India’s agriculture at crossroads amidst environmental caution and technological innovation

By TNI TeamonJan. 11, 2024in Environment and Ecology

The Supreme Court’s role in ensuring a robust bio-safety test protocol and a comprehensive examination of the legal and scientific aspects of GM crops is pivotal.

In the realm of agriculture, the introduction of genetically modified (GM) crops has sparked a contentious debate globally. The recent spotlight on the genetically modified mustard hybrid, DMH-11, in India has brought to the forefront the need for a stringent and transparent bio-safety test protocol before releasing such crops into the environment.

Genetically modified crops, engineered to possess specific traits or characteristics, have been developed to enhance resistance to pests, diseases, and herbicides, improving nutritional content, or increasing yield. In India, the transgenic mustard hybrid DMH-11 has become a focal point of discussion, with the Centre advocating for its commercial cultivation to boost agricultural output and reduce dependence on edible oil imports.

The Supreme Court’s scrutiny of this matter, which has been pending since 2004, underscores the critical importance of a robust bio-safety test protocol. The court rightly questions the prolonged delay in addressing this issue, emphasizing the need for comprehensive examination and evaluation. Various petitions, including those by Gene Campaign, Aruna Rodrigues, and the Research Foundation for Science and Technology, have highlighted concerns about the potential risks associated with GM crops, urging the court to consider the implications thoroughly.

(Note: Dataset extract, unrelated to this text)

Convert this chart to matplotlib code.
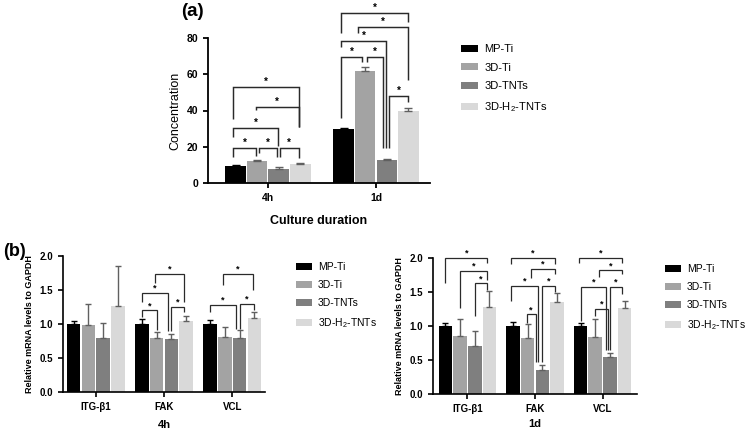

The bio-safety test protocol, a set of procedures and guidelines assessing the potential risks of genetically modified organisms (GMOs) on human health and the environment, is crucial to ensure a systematic evaluation before releasing these crops into the ecosystem. The protocol typically includes toxicity studies, allergenicity assessments, and environmental impact assessments, aiming to minimize potential harm.

The GM Mustard case, currently before the Supreme Court, adds a layer of complexity with the retirement of Justice Dinesh Maheshwari, who initially presided over the hearings. The pending application to withdraw the undertaking related to GM mustard raises questions about the Centre’s stance on the matter. The court’s approach, seeking an overview of the main issues and expressing a desire to avoid ad-hoc decisions, indicates a commitment to a thorough examination of the legal and scientific aspects involved.

The role of the Technical Expert Committee, formed in 2012 to assess the restrictions on open field trials of GMOs, underscores the need for expert input in navigating the complexities of genetically modified organisms. The committee’s concerns about open field trials and potential risks associated with GMOs add weight to the ongoing debate.

However, the Centre’s eagerness to proceed with the cultivation of DMH-11 is evident, citing the crop’s potential to address agricultural challenges and enhance self-sufficiency in edible oil production. The court’s concerns about irreversible environmental damage caution against hastily allowing the release of GM crops into the environment without a thorough understanding of the potential consequences.

Mustard’s significance as a vital crop for edible oil and seed meal in India adds economic dimensions to the debate. The Centre’s argument that developing indigenous transgenic varieties like DMH-11 could boost agricultural output and improve farmer incomes emphasizes the potential benefits of GM technology.

The GM Mustard dilemma represents a delicate balance between agricultural innovation and environmental caution. The Supreme Court’s role in ensuring a robust bio-safety test protocol and a comprehensive examination of the legal and scientific aspects of GM crops is pivotal. As India navigates this complex terrain, it must weigh the potential benefits of GM technology against the need to safeguard the environment and human health. The GM Mustard case stands as a testament to the evolving discourse on genetically modified crops and the imperative of informed decision-making in shaping the future of agriculture in the country.